◆ **WHAT IS NEEDED**:
Only the lines from the start of the data to the line containing "bin_width = 1.5", both included, should be output, exactly and without pictures.

◆ **COLLECTED DATA**:
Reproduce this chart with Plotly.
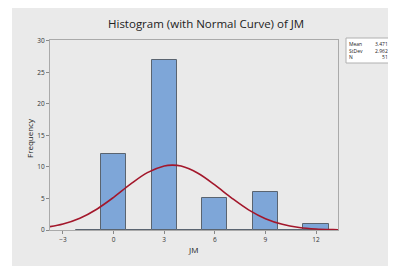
import plotly.graph_objects as go

# Histogram bins (midpoints, width 1.5) and counts
bin_mid = [-1.5, 0, 1.5, 3, 4.5, 6, 7.5, 9, 10.5, 12]
counts = [0, 12, 0, 27, 0, 5, 0, 6, 0, 1]
bin_width = 1.5

# Fitted normal curve
curve_x = [-3.8, -3, -2, -1, 0, 1, 2, 3, 3.5, 4, 5, 6, 7, 8, 9, 10, 11, 12, 13, 13.4]
curve_y = [0.52, 0.95, 1.87, 3.30, 5.18, 7.27, 9.10, 10.17, 10.30, 10.14, 9.01, 7.15,
           5.07, 3.20, 1.80, 0.91, 0.41, 0.16, 0.06, 0.04]

stats_labels = ["Mean", "StDev", "N"]
stats_values = ["3.471", "2.962", "51"]

x_ticks = [-3, 0, 3, 6, 9, 12]
y_ticks = [0, 5, 10, 15, 20, 25, 30]

OFF = 8  # page body margin
W, H = 396 - OFF, 266 - OFF
ML, MT = 50 - OFF, 40 - OFF
PR, PB = 338 - OFF, 230 - OFF
MR, MB = W - PR, H - PB
pw, ph = W - ML - MR, H - MT - MB

def px(x):
    return (x - OFF - ML) / pw

def py(y):
    return (H - MB - (y - OFF)) / ph

FONT = "Open Sans"

fig = go.Figure()
fig.add_trace(go.Bar(
    x=bin_mid, y=counts, width=bin_width,
    marker=dict(color="#7ea6d8", line=dict(color="#5a6470", width=1)),
    hoverinfo="skip",
))
fig.add_trace(go.Scatter(
    x=curve_x, y=curve_y, mode="lines",
    line=dict(color="#a3172b", width=1.6, shape="spline"),
    hoverinfo="skip",
))

shapes = [
    dict(type="rect", xref="paper", yref="paper",
         x0=px(12), x1=px(400), y0=py(270), y1=py(8),
         fillcolor="#eaeaea", line=dict(width=0), layer="below"),
    dict(type="rect", xref="paper", yref="paper",
         x0=px(346), x1=px(391), y0=py(63), y1=py(38),
         fillcolor="white", line=dict(color="#b0b0b0", width=1)),
]

def ann(text, x, y, size, xanchor="center", **kw):
    return dict(text=text, xref="paper", yref="paper", x=px(x), y=py(y),
                xanchor=xanchor, yanchor="middle", showarrow=False,
                font=dict(family=FONT, size=size, color="#222"), **kw)

annotations = [
    ann("Histogram (with Normal Curve) of JM", 206, 24, 11.5),
    ann("JM", 193, 250, 8),
    ann("Frequency", 29, 138, 8, textangle=-90),
    ann("<br>".join(stats_labels), 348, 51, 5, xanchor="left", align="left", borderpad=0),
    ann("<br>".join(stats_values), 389, 51, 5, xanchor="right", align="right", borderpad=0),
]

axis_common = dict(ticks="outside", ticklen=3, tickcolor="#888", showgrid=False,
                   zeroline=False, showline=True, linecolor="#aaaaaa", mirror=True,
                   tickfont=dict(family=FONT, size=6.5, color="#333"))

fig.update_layout(
    width=W, height=H,
    margin=dict(l=ML, r=MR, t=MT, b=MB, pad=0),
    paper_bgcolor="white", plot_bgcolor="white",
    showlegend=False, bargap=0,
    shapes=shapes, annotations=annotations,
    xaxis=dict(range=[-3.77, 13.3], tickvals=x_ticks, **axis_common),
    yaxis=dict(range=[0, 30.15], tickvals=y_ticks, **axis_common),
)

fig.write_html("out.html")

◆ **RESULT BELOW**:
Reproduce this chart with Plotly.
import plotly.graph_objects as go

# Histogram bins (midpoints, width 1.5) and counts
bin_mid = [-1.5, 0, 1.5, 3, 4.5, 6, 7.5, 9, 10.5, 12]
counts = [0, 12, 0, 27, 0, 5, 0, 6, 0, 1]
bin_width = 1.5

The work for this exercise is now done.